La globalización - el principal proceso de mundialización - no se ha detenido a pesar de las guerras o los sabotajes, los conflictos o desacuerdos entre los Estados, e incluso por la falta de consenso en la OMC. La llamada pequeña burguesía, domiciliada en los territorios digitales, ha hecho suya la bandera del libre comercio, a través de millones de transacciones al año que desafían el comercio mundial institucional. Al contrario, los Estados restringen el comercio con terceros cuando se incorporan a bloques comerciales, que se han extendido a la mayor parte de las economías.
Sin embargo, las grandes potencias se reservan el derecho de cambiar incluso los acuerdos de esos mismos bloques, como lo ha hecho recientemente EEUU con el NAFTA.
Los grandes Estados siguen marcando las reglas de un nuevo mundo donde algunos se han reinventado como Estados matones. Con ello se ha demostrado que no sólo es importante el comercio, sino también la seguridad de las medianas y pequeñas soberanías y sus entornos.
Nuestra América Latina ya no es lo que creíamos que era. Las realidades políticas se han apegado al libreto de la geografía y han abandonado la narrativa común con que nos ha provisto su vasta literatura. Se han impuesto alianzas comerciales que se corresponden con América del Norte, Centro América o el Caribe, salvo en América del Sur donde no se han resuelto aún sus desafíos de integración.
Con el cambio de milenio, un primer intento provino de presidentes socialdemócratas como Cardoso y Lagos, que propugnaron una comunidad de países democráticos de América del Sur, buscando la integración física y de infraestructura que pudiesen acrecentar los intercambios de sus habitantes, especialmente de los del interior y en dirección Asia-Pacífico.
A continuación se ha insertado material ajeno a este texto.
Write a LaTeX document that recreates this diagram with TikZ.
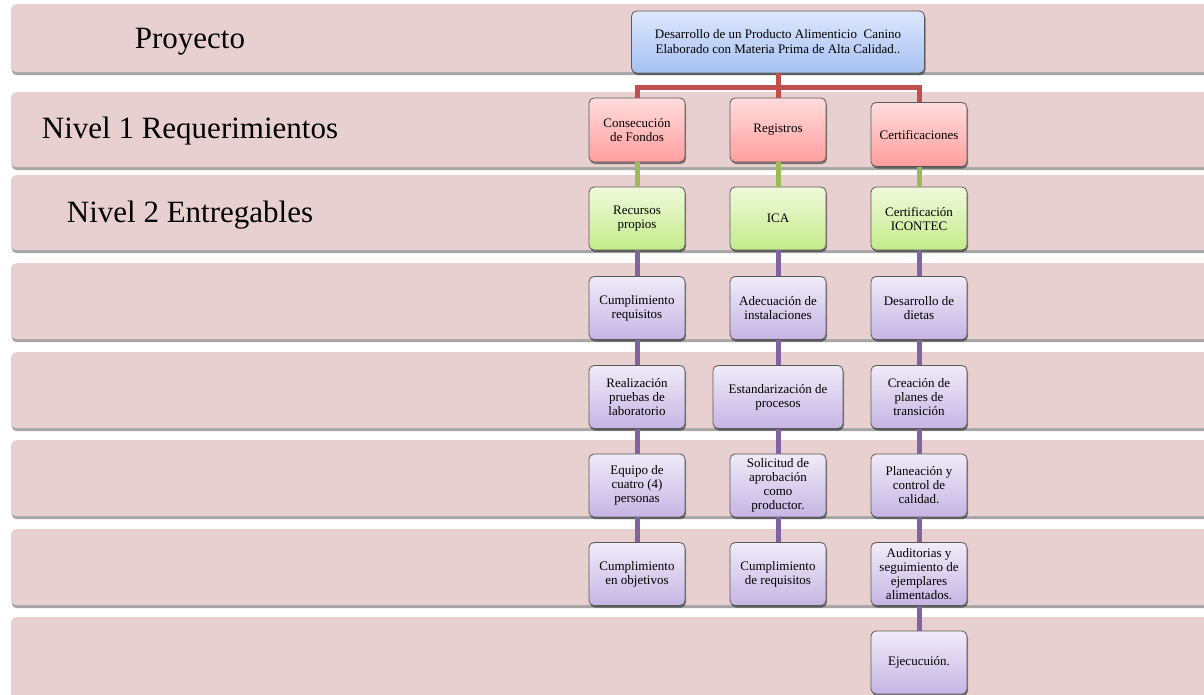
\documentclass[tikz,border=0pt]{standalone}
\usepackage{fontspec}
\setmainfont{Liberation Serif}
\usetikzlibrary{shadows,calc}
\definecolor{bandfill}{HTML}{E8D0D0}
\definecolor{bluetop}{HTML}{DDE7FC}
\definecolor{bluebot}{HTML}{A6C1F3}
\definecolor{pinktop}{HTML}{FFDCDC}
\definecolor{pinkbot}{HTML}{FF9E9E}
\definecolor{greentop}{HTML}{F0F9DC}
\definecolor{greenbot}{HTML}{C4EB8A}
\definecolor{purptop}{HTML}{F0EBF8}
\definecolor{purpbot}{HTML}{C6B5E4}
\definecolor{redln}{HTML}{C0504D}
\definecolor{greenln}{HTML}{9BBB59}
\definecolor{purpln}{HTML}{8064A2}
\begin{document}
\begin{tikzpicture}[x=1pt,y=-1pt,
  band/.style={rectangle, rounded corners=5pt, fill=bandfill, anchor=north west, inner sep=0pt, minimum width=1220pt,
    drop shadow={shadow xshift=0.5pt, shadow yshift=-3pt, opacity=0.35, fill=black}},
  lvllabel/.style={anchor=base, font=\fontsize{31}{34}\selectfont},
  box/.style={rectangle, rounded corners=5pt, draw=black!65, line width=0.8pt, align=center,
    font=\fontsize{13}{14}\selectfont, minimum width=96pt, minimum height=63pt, inner sep=2pt,
    drop shadow={shadow xshift=1pt, shadow yshift=-2pt, opacity=0.45, fill=black}},
  topbox/.style={box, top color=bluetop, bottom color=bluebot, font=\fontsize{13}{15}\selectfont,
    minimum width=293pt, minimum height=62pt},
  reqbox/.style={box, top color=pinktop, bottom color=pinkbot, minimum height=64pt},
  entbox/.style={box, top color=greentop, bottom color=greenbot},
  actbox/.style={box, top color=purptop, bottom color=purpbot},
  redline/.style={draw=redln, line width=5pt},
  greenline/.style={draw=greenln, line width=5pt},
  purpline/.style={draw=purpln, line width=5pt}
]
\useasboundingbox (0,0) rectangle (1204,694);
\clip (0,0) rectangle (1204,694);
\fill[white] (0,0) rectangle (1204,694);
% bands
\node[band, minimum height=68pt] (band1) at (11,4) {};
\node[band, minimum height=75pt] (band2) at (11,92) {};
\node[band, minimum height=75pt] (band3) at (11,175) {};
\node[band, minimum height=76pt] (band4) at (11,263) {};
\node[band, minimum height=76pt] (band5) at (11,352) {};
\node[band, minimum height=76pt] (band6) at (11,440) {};
\node[band, minimum height=76pt] (band7) at (11,529) {};
\node[band, minimum height=90pt] (band8) at (11,617) {};
% labels
\node[lvllabel] (lab1) at (190,48) {Proyecto};
\node[lvllabel] (lab2) at (190,138) {Nivel 1 Requerimientos};
\node[lvllabel] (lab3) at (190,222) {Nivel 2 Entregables};
% nodes
\node[topbox] (top) at (778,42) {Desarrollo de un Producto Alimenticio\ \ Canino\\Elaborado con Materia Prima de Alta Calidad..};
\node[reqbox] (c1) at (637,130) {Consecución\\de Fondos};
\node[reqbox] (c2) at (778,130) {Registros};
\node[reqbox] (c3) at (919,134.5) {Certificaciones};
\node[entbox] (d1) at (637,218.5) {Recursos\\propios};
\node[entbox] (d2) at (778,218.5) {ICA};
\node[entbox] (d3) at (919,218.5) {Certificación\\ICONTEC};
\node[actbox] (e1) at (637,308) {Cumplimiento\\requisitos};
\node[actbox] (e2) at (778,308) {Adecuación de\\instalaciones};
\node[actbox] (e3) at (919,308) {Desarrollo de\\dietas};
\node[actbox] (f1) at (637,397) {Realización\\pruebas de\\laboratorio};
\node[actbox, minimum width=130pt] (f2) at (778,397) {Estandarización de\\procesos};
\node[actbox] (f3) at (919,397) {Creación de\\planes de\\transición};
\node[actbox] (g1) at (637,485.5) {Equipo de\\cuatro (4)\\personas};
\node[actbox] (g2) at (778,485.5) {Solicitud de\\aprobación\\como\\productor.};
\node[actbox] (g3) at (919,485.5) {Planeación y\\control de\\calidad.};
\node[actbox] (h1) at (637,574) {Cumplimiento\\en objetivos};
\node[actbox] (h2) at (778,574) {Cumplimiento\\de requisitos};
\node[actbox] (h3) at (919,574) {Auditorias y\\seguimiento de\\ejemplares\\alimentados.};
\node[actbox] (i3) at (919,662.5) {Ejecucuión.};
% connectors
\coordinate (bus) at (778,87);
\draw[redline] (top.south) -- (bus) -| (c1.north);
\draw[redline] (bus) -| (c3.north);
\draw[redline] (bus) -- (c2.north);
\draw[greenline] (c1.south) -- (d1.north);
\draw[greenline] (c2.south) -- (d2.north);
\draw[greenline] (c3.south) -- (d3.north);
\draw[purpline] (d1.south) -- (e1.north);
\draw[purpline] (e1.south) -- (f1.north);
\draw[purpline] (f1.south) -- (g1.north);
\draw[purpline] (g1.south) -- (h1.north);
\draw[purpline] (d2.south) -- (e2.north);
\draw[purpline] (e2.south) -- (f2.north);
\draw[purpline] (f2.south) -- (g2.north);
\draw[purpline] (g2.south) -- (h2.north);
\draw[purpline] (d3.south) -- (e3.north);
\draw[purpline] (e3.south) -- (f3.north);
\draw[purpline] (f3.south) -- (g3.north);
\draw[purpline] (g3.south) -- (h3.north);
\draw[purpline] (h3.south) -- (i3.north);
\end{tikzpicture}
\end{document}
Un segundo intento vino desde la izquierda populista de Chávez, apoyado por Lula y Kirchner, que llevó al conglomerado a denominarse Unasur, émulo de la Unión Europea, aunque sin sus atributos.
Sus ambiciosos propósitos combinados con una alta carga ideológica nunca encontraron consenso en la naciente comunidad. El enfrentamiento entre Colombia y Venezuela, los últimos países gestores de la organización, terminaron por dinamitar la grandilocuencia bolivariana sobre la integración.
El Gobierno pasado careció de una política clara frente al organismo. Esa misma ambivalencia llevó al ex Canciller Heraldo Muñoz a proponer una alianza entre Mercosur y la Alianza del Pacífico, que carecía de realismo político y económico.
Un tercer intento ha surgido a partir de la derecha. Chile y Colombia han convocado a ochos países a una nueva refundación, donde la presencia de Brasil y Argentina ha sido decisiva.
El Foro para el Progreso de América del Sur (Prosur) se ha presentado como un organismo internacional, que busca favorecer la integración suramericana en reemplazo de Unasur: una derecha dispuesta a tratar con pragmatismo los intereses comunes en Suramérica.
Todo esto es posible por la amplia y profunda derrota que han sufrido las izquierdas en América del Sur. Tanto las populistas como las democráticas. Muy atrás ha quedado la discusión sobre el probable mundo pos liberal, anunciado por algunos hace cinco años.
Al contrario se ha reafirmado formas no democráticas del ejercicio de gobierno. Las dictaduras de izquierda que aún sobreviven - Venezuela y Cuba -, las democracias populistas de derecha como EEUU y Brasil, o de izquierda como Nicaragua y Bolivia, son parte de estas formas revenidas de ejercer el poder público.
La izquierda latinoamericana siempre fue partidaria de otorgar a los pueblos formas más humanas de convivencia y ejercicios más ilustrados de sus gobiernos. Esto debiera corresponderse con una valoración profunda de la democracia como un espacio de todos, superior incluso a las ideologías de derecha e izquierda.
Esta misma idea es la que debiese animar la construcción nunca acabada de un espacio común suramericano.